Material for this task:
* * * *
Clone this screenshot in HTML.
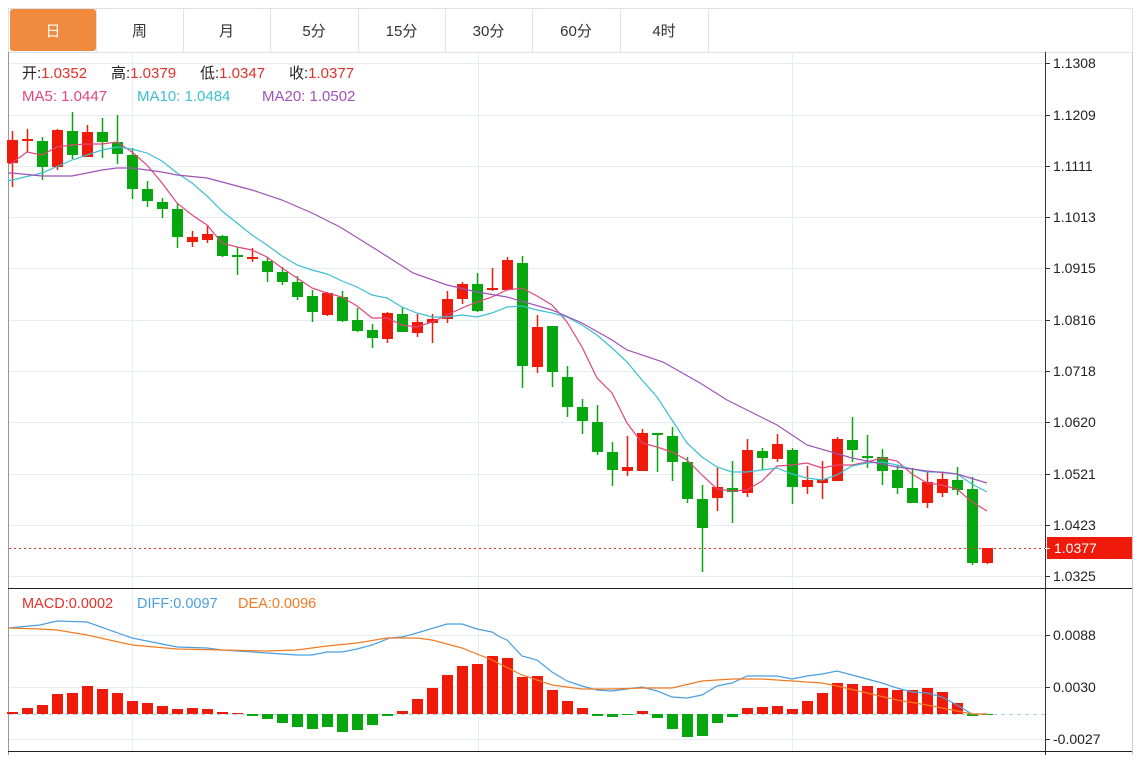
* * * *
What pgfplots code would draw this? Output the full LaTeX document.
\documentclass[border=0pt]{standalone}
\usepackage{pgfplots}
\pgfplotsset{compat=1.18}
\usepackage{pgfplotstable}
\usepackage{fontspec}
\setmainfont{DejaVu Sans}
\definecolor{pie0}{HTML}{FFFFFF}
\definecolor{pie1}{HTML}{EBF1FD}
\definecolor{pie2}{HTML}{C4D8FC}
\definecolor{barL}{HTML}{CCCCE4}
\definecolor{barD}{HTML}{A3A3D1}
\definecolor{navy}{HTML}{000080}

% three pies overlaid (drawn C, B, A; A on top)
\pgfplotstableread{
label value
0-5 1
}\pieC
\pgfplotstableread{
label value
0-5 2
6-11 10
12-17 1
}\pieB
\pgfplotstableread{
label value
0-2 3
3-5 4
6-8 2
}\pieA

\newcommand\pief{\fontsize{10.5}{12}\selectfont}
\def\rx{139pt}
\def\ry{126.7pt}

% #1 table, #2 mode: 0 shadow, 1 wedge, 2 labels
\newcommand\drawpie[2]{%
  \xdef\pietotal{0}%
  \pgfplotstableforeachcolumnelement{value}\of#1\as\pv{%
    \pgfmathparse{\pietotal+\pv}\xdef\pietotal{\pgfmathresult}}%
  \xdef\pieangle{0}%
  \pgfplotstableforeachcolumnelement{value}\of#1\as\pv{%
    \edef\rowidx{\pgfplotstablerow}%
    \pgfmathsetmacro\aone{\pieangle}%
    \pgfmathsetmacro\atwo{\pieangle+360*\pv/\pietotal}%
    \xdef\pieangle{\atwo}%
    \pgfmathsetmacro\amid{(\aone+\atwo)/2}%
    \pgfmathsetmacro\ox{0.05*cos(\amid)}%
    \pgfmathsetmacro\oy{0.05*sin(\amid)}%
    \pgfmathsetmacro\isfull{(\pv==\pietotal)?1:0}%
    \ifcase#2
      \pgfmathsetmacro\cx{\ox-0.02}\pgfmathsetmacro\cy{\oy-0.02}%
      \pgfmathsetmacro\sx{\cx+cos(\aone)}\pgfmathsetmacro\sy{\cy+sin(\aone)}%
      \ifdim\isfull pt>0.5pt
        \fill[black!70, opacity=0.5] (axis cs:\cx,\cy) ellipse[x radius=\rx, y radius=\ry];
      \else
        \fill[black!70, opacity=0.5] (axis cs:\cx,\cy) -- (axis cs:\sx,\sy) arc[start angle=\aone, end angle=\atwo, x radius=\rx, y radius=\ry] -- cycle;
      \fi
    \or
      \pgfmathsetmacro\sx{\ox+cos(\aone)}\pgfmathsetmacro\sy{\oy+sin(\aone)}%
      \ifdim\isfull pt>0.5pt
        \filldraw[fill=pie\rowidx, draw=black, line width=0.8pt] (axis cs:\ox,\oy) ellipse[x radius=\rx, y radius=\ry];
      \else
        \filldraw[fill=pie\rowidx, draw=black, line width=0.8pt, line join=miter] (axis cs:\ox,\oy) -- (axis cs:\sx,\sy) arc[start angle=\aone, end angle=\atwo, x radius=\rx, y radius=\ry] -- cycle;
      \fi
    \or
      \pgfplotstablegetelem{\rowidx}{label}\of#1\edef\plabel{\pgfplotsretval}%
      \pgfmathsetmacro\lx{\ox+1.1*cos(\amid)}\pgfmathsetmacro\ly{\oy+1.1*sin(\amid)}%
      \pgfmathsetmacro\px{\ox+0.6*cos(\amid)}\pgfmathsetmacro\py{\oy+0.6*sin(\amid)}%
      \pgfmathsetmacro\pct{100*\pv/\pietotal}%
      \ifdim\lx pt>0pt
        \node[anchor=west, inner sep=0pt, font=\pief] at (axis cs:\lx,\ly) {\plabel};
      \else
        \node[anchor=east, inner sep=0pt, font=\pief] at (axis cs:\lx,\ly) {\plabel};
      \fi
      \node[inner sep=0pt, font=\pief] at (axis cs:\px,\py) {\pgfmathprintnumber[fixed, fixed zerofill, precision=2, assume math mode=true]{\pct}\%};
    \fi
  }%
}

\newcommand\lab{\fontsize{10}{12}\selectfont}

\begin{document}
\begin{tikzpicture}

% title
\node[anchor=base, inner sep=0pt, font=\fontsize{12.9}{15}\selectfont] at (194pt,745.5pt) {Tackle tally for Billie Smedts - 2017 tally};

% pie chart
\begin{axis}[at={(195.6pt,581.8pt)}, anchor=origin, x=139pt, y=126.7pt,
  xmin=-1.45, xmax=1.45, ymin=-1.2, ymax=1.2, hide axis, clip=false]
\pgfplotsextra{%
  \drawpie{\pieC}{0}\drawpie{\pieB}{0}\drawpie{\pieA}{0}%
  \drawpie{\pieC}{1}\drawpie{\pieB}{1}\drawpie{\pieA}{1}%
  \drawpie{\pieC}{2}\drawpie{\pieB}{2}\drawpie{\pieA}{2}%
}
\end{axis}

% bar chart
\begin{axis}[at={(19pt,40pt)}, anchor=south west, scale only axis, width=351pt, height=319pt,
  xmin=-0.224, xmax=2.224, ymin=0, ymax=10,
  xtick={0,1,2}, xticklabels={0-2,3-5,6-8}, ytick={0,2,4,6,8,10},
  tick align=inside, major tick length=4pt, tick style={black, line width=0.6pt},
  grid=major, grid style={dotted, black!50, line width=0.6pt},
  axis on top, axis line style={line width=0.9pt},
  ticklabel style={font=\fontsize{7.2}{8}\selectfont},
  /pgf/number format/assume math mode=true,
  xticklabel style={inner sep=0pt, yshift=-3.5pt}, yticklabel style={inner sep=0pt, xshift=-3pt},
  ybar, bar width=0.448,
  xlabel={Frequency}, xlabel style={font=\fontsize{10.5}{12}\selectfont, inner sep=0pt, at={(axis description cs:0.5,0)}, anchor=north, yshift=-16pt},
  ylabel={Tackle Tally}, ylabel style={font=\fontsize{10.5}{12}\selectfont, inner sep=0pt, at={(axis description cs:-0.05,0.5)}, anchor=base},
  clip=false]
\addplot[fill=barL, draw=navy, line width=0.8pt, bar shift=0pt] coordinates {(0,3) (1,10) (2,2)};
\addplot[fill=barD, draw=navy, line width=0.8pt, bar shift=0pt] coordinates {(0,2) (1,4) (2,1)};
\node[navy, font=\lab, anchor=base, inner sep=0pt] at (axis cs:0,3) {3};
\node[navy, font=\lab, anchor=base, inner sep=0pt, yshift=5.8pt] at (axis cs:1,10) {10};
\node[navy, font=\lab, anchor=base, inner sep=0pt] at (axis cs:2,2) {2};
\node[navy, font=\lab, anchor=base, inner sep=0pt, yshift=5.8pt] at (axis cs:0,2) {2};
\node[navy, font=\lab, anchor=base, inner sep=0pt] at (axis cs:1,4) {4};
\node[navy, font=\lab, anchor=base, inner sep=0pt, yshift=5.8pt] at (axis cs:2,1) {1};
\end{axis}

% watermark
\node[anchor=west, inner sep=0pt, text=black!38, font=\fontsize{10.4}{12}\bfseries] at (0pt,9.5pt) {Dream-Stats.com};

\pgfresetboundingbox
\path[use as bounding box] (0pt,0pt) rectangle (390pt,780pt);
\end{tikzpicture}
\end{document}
* * * *
Problem:
Looking at the records above, work out how many lines include the word "HTML", then give that number by itself.

Output:
7